Items from a data source

━━━━━━━━━━━━━━━━

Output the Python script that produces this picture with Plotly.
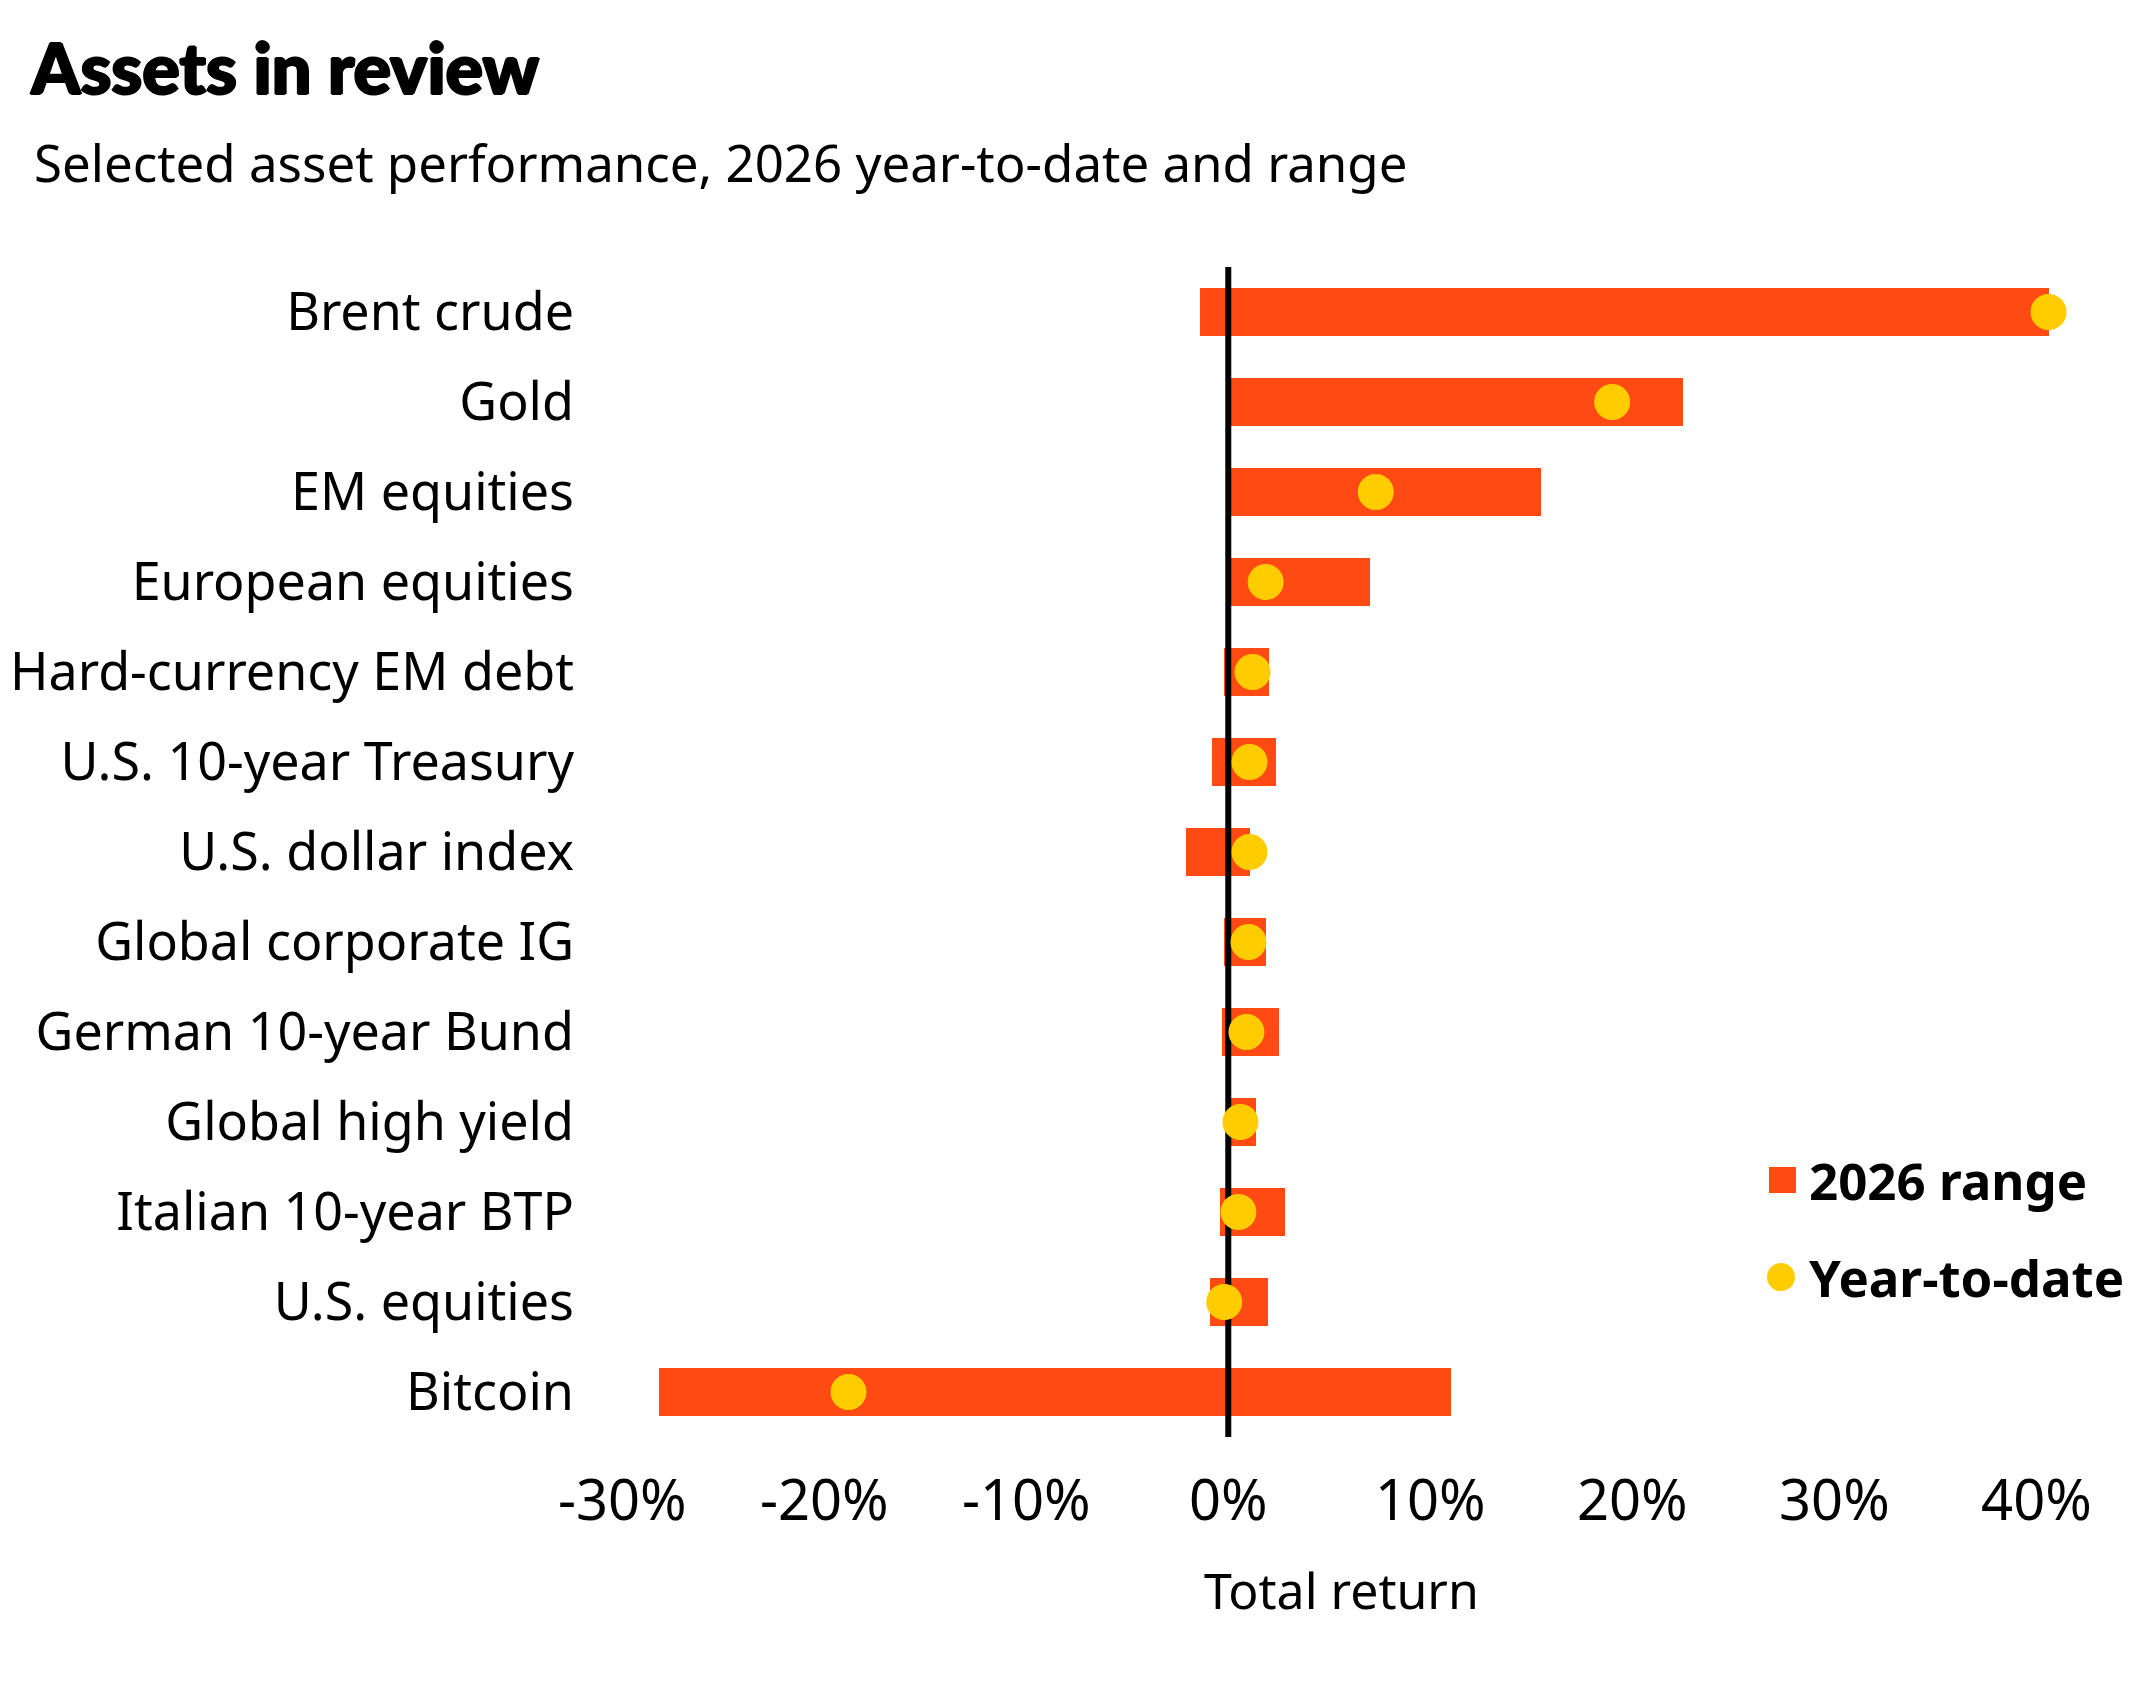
import plotly.graph_objects as go

# ---------------- data ----------------
categories = ["Brent crude", "Gold", "EM equities", "European equities",
              "Hard-currency EM debt", "U.S. 10-year Treasury", "U.S. dollar index",
              "Global corporate IG", "German 10-year Bund", "Global high yield",
              "Italian 10-year BTP", "U.S. equities", "Bitcoin"]
range_low = [-1.4, 0.1, 0.1, 0.1, -0.2, -0.8, -2.1, -0.2, -0.3, 0.1, -0.4, -0.9, -28.2]
range_high = [40.6, 22.5, 15.5, 7.0, 2.0, 2.35, 1.05, 1.85, 2.5, 1.35, 2.8, 1.95, 11.0]
ytd = [40.6, 19.0, 7.3, 1.85, 1.2, 1.05, 1.05, 1.0, 0.9, 0.6, 0.5, -0.2, -18.8]
x_tickvals = [-30, -20, -10, 0, 10, 20, 30, 40]
x_ticktext = ["-30%", "-20%", "-10%", "0%", "10%", "20%", "30%", "40%"]

title_text = "Assets in review"
subtitle_text = "Selected asset performance, 2026 year-to-date and range"
axis_title_text = "Total return"
legend_labels = ["2026 range", "Year-to-date"]

# ---------------- style ----------------
W, H = 2155, 1695          # window size
OFF = 8                    # page body margin
FW, FH = W - 2 * OFF, H - 2 * OFF
L, R, T, B = 602, 2097, 267, 1437   # plot area in window pixels
ORANGE = "#FF4A14"
YELLOW = "#FFCC00"
FONT = "Noto Sans"

def px(X):
    return (X - L) / (R - L)

def py(Y):
    return (B - Y) / (B - T)

ypos = list(range(len(categories)))
widths = [h - l for l, h in zip(range_low, range_high)]

fig = go.Figure()
fig.add_trace(go.Bar(
    y=ypos, x=widths, base=range_low, orientation="h", width=0.54,
    marker=dict(color=ORANGE, line=dict(width=0)), name=legend_labels[0],
    showlegend=False,
))
fig.add_trace(go.Scatter(
    x=[0, 0], y=[-0.5, len(categories) - 0.5], mode="lines",
    line=dict(color="black", width=6), showlegend=False, hoverinfo="skip",
))
fig.add_trace(go.Scatter(
    y=ypos, x=ytd, mode="markers",
    marker=dict(color=YELLOW, size=36, line=dict(width=0)), name=legend_labels[1],
    showlegend=False,
))

fig.update_layout(
    width=FW, height=FH,
    margin=dict(l=L - OFF, r=FW - (R - OFF), t=T - OFF, b=FH - (B - OFF), pad=0,
                autoexpand=False),
    paper_bgcolor="white", plot_bgcolor="white",
    font=dict(family=FONT, size=50, color="black"),
    bargap=0,
    title=dict(text=title_text, xref="container", yref="container",
               x=(31 - OFF) / FW, xanchor="left", y=1 - (69 - OFF) / FH, yanchor="middle",
               automargin=False,
               font=dict(family="Lato", size=70, color="black", weight=900,
                         shadow="1.5px 0px 0px #000, -1px 0px 0px #000, 0px 1px 0px #000, 0px -1px 0px #000")),
    xaxis=dict(range=[-31, 43], tickvals=x_tickvals, ticktext=x_ticktext,
               showgrid=False, zeroline=False, showline=False, ticks="",
               automargin=False, ticklabelstandoff=26,
               tickfont=dict(family=FONT, size=56, color="black")),
    yaxis=dict(range=[len(categories) - 0.5, -0.5], tickvals=ypos, ticktext=categories,
               showgrid=False, zeroline=False, showline=False, ticks="",
               automargin=False, ticklabelstandoff=27,
               tickfont=dict(family=FONT, size=52, color="black")),
    showlegend=False,
)

fig.add_annotation(text=subtitle_text, xref="paper", yref="paper",
                   x=px(32), y=py(162), xanchor="left", yanchor="middle",
                   showarrow=False, font=dict(family=FONT, size=51, color="black"))
fig.add_annotation(text=axis_title_text, xref="paper", yref="paper",
                   x=px(1341), y=py(1590), xanchor="center", yanchor="middle",
                   showarrow=False, font=dict(family=FONT, size=50, color="black"))

# legend (drawn manually to match symbol sizes)
fig.add_shape(type="rect", xref="paper", yref="paper",
              x0=px(1769), x1=px(1796), y0=py(1193), y1=py(1167),
              fillcolor=ORANGE, line=dict(width=0))
fig.add_shape(type="circle", xref="paper", yref="paper",
              x0=px(1767), x1=px(1795), y0=py(1291), y1=py(1263),
              fillcolor=YELLOW, line=dict(width=0))
fig.add_annotation(text="<b>" + legend_labels[0] + "</b>", xref="paper", yref="paper",
                   x=px(1807), y=py(1180), xanchor="left", yanchor="middle",
                   showarrow=False, font=dict(family=FONT, size=51, color="black"))
fig.add_annotation(text="<b>" + legend_labels[1] + "</b>", xref="paper", yref="paper",
                   x=px(1807), y=py(1277), xanchor="left", yanchor="middle",
                   showarrow=False, font=dict(family=FONT, size=51, color="black"))

fig.write_html("out.html")
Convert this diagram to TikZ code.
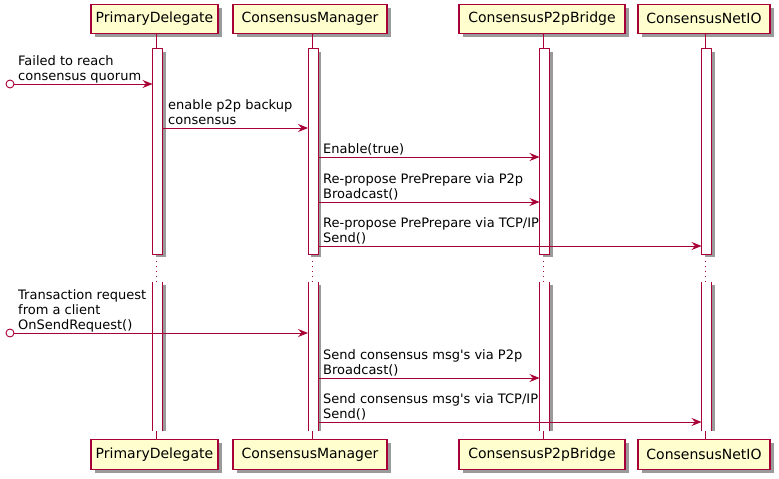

━━━━━━━━━━━━━━━━

§ Task goal:
Transcribe all the records above word for word, without their images.

§ Response below:
Output the Python script that produces this picture with Plotly.
import plotly.graph_objects as go

# ---------------- data ----------------
categories = ["Brent crude", "Gold", "EM equities", "European equities",
              "Hard-currency EM debt", "U.S. 10-year Treasury", "U.S. dollar index",
              "Global corporate IG", "German 10-year Bund", "Global high yield",
              "Italian 10-year BTP", "U.S. equities", "Bitcoin"]
range_low = [-1.4, 0.1, 0.1, 0.1, -0.2, -0.8, -2.1, -0.2, -0.3, 0.1, -0.4, -0.9, -28.2]
range_high = [40.6, 22.5, 15.5, 7.0, 2.0, 2.35, 1.05, 1.85, 2.5, 1.35, 2.8, 1.95, 11.0]
ytd = [40.6, 19.0, 7.3, 1.85, 1.2, 1.05, 1.05, 1.0, 0.9, 0.6, 0.5, -0.2, -18.8]
x_tickvals = [-30, -20, -10, 0, 10, 20, 30, 40]
x_ticktext = ["-30%", "-20%", "-10%", "0%", "10%", "20%", "30%", "40%"]

title_text = "Assets in review"
subtitle_text = "Selected asset performance, 2026 year-to-date and range"
axis_title_text = "Total return"
legend_labels = ["2026 range", "Year-to-date"]

# ---------------- style ----------------
W, H = 2155, 1695          # window size
OFF = 8                    # page body margin
FW, FH = W - 2 * OFF, H - 2 * OFF
L, R, T, B = 602, 2097, 267, 1437   # plot area in window pixels
ORANGE = "#FF4A14"
YELLOW = "#FFCC00"
FONT = "Noto Sans"

def px(X):
    return (X - L) / (R - L)

def py(Y):
    return (B - Y) / (B - T)

ypos = list(range(len(categories)))
widths = [h - l for l, h in zip(range_low, range_high)]

fig = go.Figure()
fig.add_trace(go.Bar(
    y=ypos, x=widths, base=range_low, orientation="h", width=0.54,
    marker=dict(color=ORANGE, line=dict(width=0)), name=legend_labels[0],
    showlegend=False,
))
fig.add_trace(go.Scatter(
    x=[0, 0], y=[-0.5, len(categories) - 0.5], mode="lines",
    line=dict(color="black", width=6), showlegend=False, hoverinfo="skip",
))
fig.add_trace(go.Scatter(
    y=ypos, x=ytd, mode="markers",
    marker=dict(color=YELLOW, size=36, line=dict(width=0)), name=legend_labels[1],
    showlegend=False,
))

fig.update_layout(
    width=FW, height=FH,
    margin=dict(l=L - OFF, r=FW - (R - OFF), t=T - OFF, b=FH - (B - OFF), pad=0,
                autoexpand=False),
    paper_bgcolor="white", plot_bgcolor="white",
    font=dict(family=FONT, size=50, color="black"),
    bargap=0,
    title=dict(text=title_text, xref="container", yref="container",
               x=(31 - OFF) / FW, xanchor="left", y=1 - (69 - OFF) / FH, yanchor="middle",
               automargin=False,
               font=dict(family="Lato", size=70, color="black", weight=900,
                         shadow="1.5px 0px 0px #000, -1px 0px 0px #000, 0px 1px 0px #000, 0px -1px 0px #000")),
    xaxis=dict(range=[-31, 43], tickvals=x_tickvals, ticktext=x_ticktext,
               showgrid=False, zeroline=False, showline=False, ticks="",
               automargin=False, ticklabelstandoff=26,
               tickfont=dict(family=FONT, size=56, color="black")),
    yaxis=dict(range=[len(categories) - 0.5, -0.5], tickvals=ypos, ticktext=categories,
               showgrid=False, zeroline=False, showline=False, ticks="",
               automargin=False, ticklabelstandoff=27,
               tickfont=dict(family=FONT, size=52, color="black")),
    showlegend=False,
)

fig.add_annotation(text=subtitle_text, xref="paper", yref="paper",
                   x=px(32), y=py(162), xanchor="left", yanchor="middle",
                   showarrow=False, font=dict(family=FONT, size=51, color="black"))
fig.add_annotation(text=axis_title_text, xref="paper", yref="paper",
                   x=px(1341), y=py(1590), xanchor="center", yanchor="middle",
                   showarrow=False, font=dict(family=FONT, size=50, color="black"))

# legend (drawn manually to match symbol sizes)
fig.add_shape(type="rect", xref="paper", yref="paper",
              x0=px(1769), x1=px(1796), y0=py(1193), y1=py(1167),
              fillcolor=ORANGE, line=dict(width=0))
fig.add_shape(type="circle", xref="paper", yref="paper",
              x0=px(1767), x1=px(1795), y0=py(1291), y1=py(1263),
              fillcolor=YELLOW, line=dict(width=0))
fig.add_annotation(text="<b>" + legend_labels[0] + "</b>", xref="paper", yref="paper",
                   x=px(1807), y=py(1180), xanchor="left", yanchor="middle",
                   showarrow=False, font=dict(family=FONT, size=51, color="black"))
fig.add_annotation(text="<b>" + legend_labels[1] + "</b>", xref="paper", yref="paper",
                   x=px(1807), y=py(1277), xanchor="left", yanchor="middle",
                   showarrow=False, font=dict(family=FONT, size=51, color="black"))

fig.write_html("out.html")
Convert this diagram to TikZ code.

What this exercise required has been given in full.